The best of 90+7 Issue 03
Future Palace stars' unique football introduction
Alan Smith started his lengthy career at Palace by managing the youth and Reserve teams. He took over at a cash-strapped period with the setup a "shambles".
In time, he would help develop the likes of Gareth Southgate, Richard Shaw and John Salako by building a formidable youth system.
Recounting his entire time at Palace, Smith explains that one day "the youth-team had a match in one part of London, before the Reserves had to play in another against Spurs. I was manager of both sides, so at the youth-team’s half-time, I put Richard, John and Gareth Southgate in my car, drove to Tottenham and played them in the Reserves!"
Steve Coppell's advice
Alan Smith and Steve Coppell formed a forceful partnership that led Palace to their most successful seasons ever. When it ended, Smith filled Coppell's shoes before thinking his time at Palace had ended in 1995.

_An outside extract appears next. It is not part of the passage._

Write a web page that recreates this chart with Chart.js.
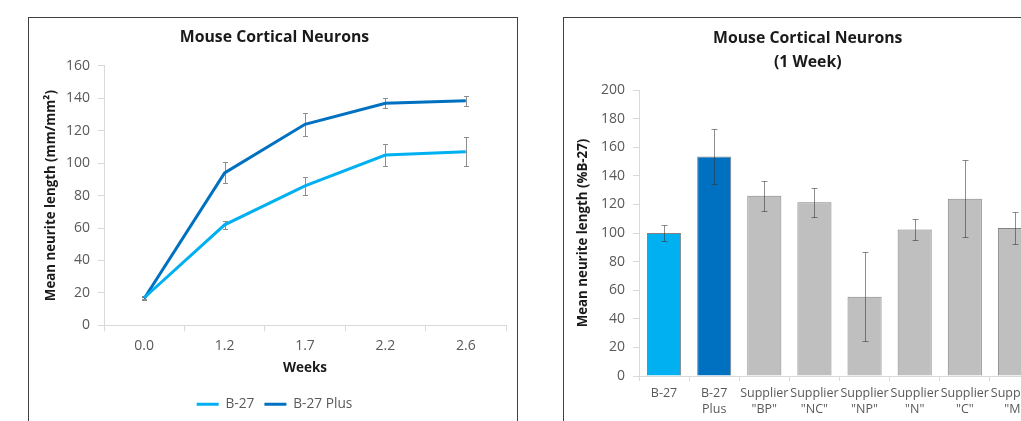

A few years later, he phoned Coppell for advice. ‘Alan,’ he was told, ‘don’t do it. You’re quite strong-minded and I don’t think you’ll get on. You’ve done it once, leave it at that.’
Later, Smith reflects: "I look back and think: ‘I had a great relationship with Steve and he gave me some advice. Why didn’t I take it?’"
How Eberechi Eze frustrated teachers
In a change from routine, 90+7 reveals how Eberechi Eze came from a unique south London school that produced four professional footballers in the space of three years.
His former teacher Marc Merridan recalls: "I taught him PE and he would do keepie-uppies from one school building to the other, which is about 200m. I’d often tell him: ‘Look, just keep the ball in your hands.’
"But he’d be keeping it up and I would chuckle to myself; it was great to see. No other player could do that in our school. He was quite special from such a young age."
Stitching up Shefki
Shefki Kuqi led a remarkable life and his career is quite the story. After fleeing Kosovo as a youngster, the former Palace forward moved to Finland where, after competing in the Champions League, he earned a switch to England.
But life could have been easier when Wolverhampton Wanderers spotted the frontman and offered him a deal as a young man. Kuqi reveals that he waited at Wolves alone throughout an entire day as his agent failed to turn up.
Eventually, this delay meant the deal fell through. "I never had one guy who could look after me," Kuqi says.